Happy Monday folks! Last night started off like any other night…that is, if every night I went to go see two of contemporary music’s most engaging and promising young musicians, as well as one of folk’s most enduring and idiosyncratic and unwitting legends. So, yeah. It was a special night. As I arrived at McCabe’s Guitar Shop in Santa Monica, the aroma of warm cookies and coffee told me that I was in for a treat. I sauntered around for a bit, nibbled on a cookie, and gawked at McCabe’s mind-bogglingly immense collection of folk instruments; everything from banjars (a guitar in banjo’s clothing) to lutes to cellos to harp guitars found their place alongside ethnic percussion and thumb pianos at this mecca of all things acoustic.
By the time Matteah Baim kicked off the night’s music I was already all hopped up on coffee, cigarettes, and cookies: a perfect storm of stimulants. Her set was woefully brief, but the ethereal aural atmosphere she created left me wishing that I had come to McCabe’s hopped up on a lot more than sucrose. I had never seen Matteah perform. The melancholy dance of two electric guitars, drenched in reverb and delay, left my eyes transfixed on the stage until her final song concluded.
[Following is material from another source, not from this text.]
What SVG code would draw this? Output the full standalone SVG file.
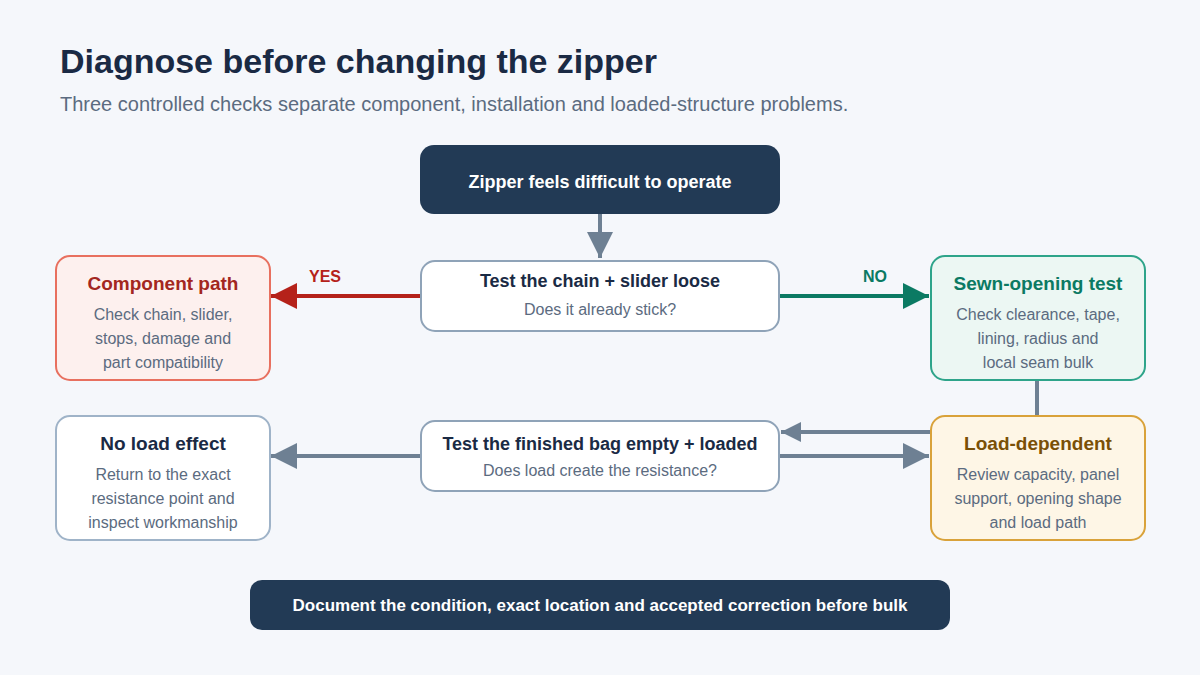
<svg xmlns="http://www.w3.org/2000/svg" width="1200" height="675" viewBox="0 0 1200 675">
<defs>
<style>
text{font-family:"Liberation Sans",Arial,sans-serif;text-anchor:middle}
.h{font-size:18px;font-weight:bold}
.hs{font-size:19px;font-weight:bold}
.b{font-size:16px;fill:#5b6b80}
.dark{fill:#223a55}
.lbl{font-size:16px;font-weight:bold}
</style>
<marker id="ag" viewBox="0 0 10 10" refX="10" refY="5" markerWidth="6.5" markerHeight="6.5" markerUnits="strokeWidth" orient="auto"><path d="M0,0L10,5L0,10z" fill="#6e8093"/></marker>
<marker id="ags" viewBox="0 0 10 10" refX="10" refY="5" markerWidth="5" markerHeight="5" markerUnits="strokeWidth" orient="auto"><path d="M0,0L10,5L0,10z" fill="#6e8093"/></marker>
<marker id="ar" viewBox="0 0 10 10" refX="10" refY="5" markerWidth="6.5" markerHeight="7" markerUnits="strokeWidth" orient="auto"><path d="M0,0L10,5L0,10z" fill="#b5221a"/></marker>
<marker id="an" viewBox="0 0 10 10" refX="10" refY="5" markerWidth="6.5" markerHeight="7" markerUnits="strokeWidth" orient="auto"><path d="M0,0L10,5L0,10z" fill="#0b7a63"/></marker>
</defs>
<rect width="1200" height="675" fill="#f5f7fb"/>
<text x="60" y="73" style="text-anchor:start;font-size:34px;font-weight:bold" fill="#1a2a44">Diagnose before changing the zipper</text>
<text x="60" y="111" style="text-anchor:start;font-size:20px" fill="#5b6b80">Three controlled checks separate component, installation and loaded-structure problems.</text>

<g id="connectors" fill="none" stroke-width="4">
<line x1="600" y1="214" x2="600" y2="258" stroke="#6e8093" marker-end="url(#ag)"/>
<line x1="420" y1="296" x2="271" y2="296" stroke="#b5221a" marker-end="url(#ar)"/>
<line x1="780" y1="296" x2="929" y2="296" stroke="#0b7a63" marker-end="url(#an)"/>
<line x1="1037" y1="380" x2="1037" y2="415" stroke="#6e8093"/>
<line x1="930" y1="432" x2="781" y2="432" stroke="#6e8093" marker-end="url(#ags)"/>
<line x1="780" y1="456" x2="929" y2="456" stroke="#6e8093" marker-end="url(#ag)"/>
<line x1="420" y1="456" x2="271" y2="456" stroke="#6e8093" marker-end="url(#ag)"/>
<text x="325" y="282" class="lbl" fill="#b5221a" stroke="none">YES</text>
<text x="875" y="282" class="lbl" fill="#0b7a63" stroke="none">NO</text>
</g>

<g id="start">
<rect x="420" y="145" width="360" height="69" rx="14" class="dark"/>
<text x="600" y="188" class="h" fill="#ffffff">Zipper feels difficult to operate</text>
</g>

<g id="test-chain">
<rect x="421" y="261" width="358" height="70" rx="14" fill="#ffffff" stroke="#8fa3b8" stroke-width="2"/>
<text x="600" y="287" class="h" fill="#1a2a44">Test the chain + slider loose</text>
<text x="600" y="315" class="b">Does it already stick?</text>
</g>

<g id="component-path">
<rect x="56" y="256" width="214" height="124" rx="14" fill="#fdf0ee" stroke="#e8705f" stroke-width="2"/>
<text x="163" y="290" class="hs" fill="#a32620">Component path</text>
<text x="163" y="320" class="b">Check chain, slider,</text>
<text x="163" y="344" class="b">stops, damage and</text>
<text x="163" y="368" class="b">part compatibility</text>
</g>

<g id="sewn-opening">
<rect x="931" y="256" width="214" height="124" rx="14" fill="#ecf7f3" stroke="#2ea48a" stroke-width="2"/>
<text x="1038" y="290" class="hs" fill="#0b7a63">Sewn-opening test</text>
<text x="1038" y="320" class="b">Check clearance, tape,</text>
<text x="1038" y="344" class="b">lining, radius and</text>
<text x="1038" y="368" class="b">local seam bulk</text>
</g>

<g id="test-bag">
<rect x="421" y="421" width="358" height="70" rx="14" fill="#ffffff" stroke="#8fa3b8" stroke-width="2"/>
<text x="600" y="450" class="h" fill="#1a2a44">Test the finished bag empty + loaded</text>
<text x="600" y="476" class="b">Does load create the resistance?</text>
</g>

<g id="no-load">
<rect x="56" y="416" width="214" height="124" rx="14" fill="#ffffff" stroke="#9fb3c8" stroke-width="2"/>
<text x="163" y="450" class="hs" fill="#1a2a44">No load effect</text>
<text x="163" y="480" class="b">Return to the exact</text>
<text x="163" y="504" class="b">resistance point and</text>
<text x="163" y="528" class="b">inspect workmanship</text>
</g>

<g id="load-dependent">
<rect x="931" y="416" width="214" height="124" rx="14" fill="#fef6e6" stroke="#d9a23a" stroke-width="2"/>
<text x="1038" y="450" class="hs" fill="#7a5006">Load-dependent</text>
<text x="1038" y="480" class="b">Review capacity, panel</text>
<text x="1038" y="504" class="b">support, opening shape</text>
<text x="1038" y="528" class="b">and load path</text>
</g>

<g id="document">
<rect x="250" y="580" width="700" height="50" rx="12" class="dark"/>
<text x="600" y="611" style="font-size:17px;font-weight:bold" fill="#ffffff">Document the condition, exact location and accepted correction before bulk</text>
</g>
</svg>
While Alela Diane was setting up, the audience was given about fifteen minutes to use the restrooms, buy more food, or step outside to smoke a joint. While I was unfortunately ill-equipped for the latter, I did bump into Devendra Banhart and chatted for a bit before we were called back for Alela’s set. And what a set it was. Alela, joined on stage by her clearly cool, long-haired father, started off her set with “Tired Feet” which is, coincidentally, the first song on her debut LP. Her father’s acoustic accompaniment (nylon string guitar, mandolin) added a dazzling new layer to the songs that I had come to know so well from the record as sparse solo affairs. Her voice knocked me on my ass. After a set that consisted largely of new material (which she told me after her set would probably be released this fall) and a DUET with Michael Hurley, the audience at McCabe’s was abuzz. I don’t think many of the people in attendance had heard Alela’s music before, but afterwards the din of Alela-chatter was impossible to avoid. CD’s were flying off the merch table.
Then, finally, what everyone was waiting for: Doc Snock himself, Michael Hurley. As always, he puttered onto the stage in a state of quasi-bemused aloofness, looking at the rapt crowd as if perpetually surprised that people had come to see him play. When he began playing his songs, it was clear that his dexterity on the fretboard has not diminished whatsoever. It was a beautiful mix of old songs, as well as new: fan favorite Sweedeedee, I Paint a Design, The Tea Song, and You’ll Never Go to Heaven just to name a few. The master was in perfect form: spinning yarns, cracking jokes, and unspooling songs with a carefree insouciance rare in most performers, young or old.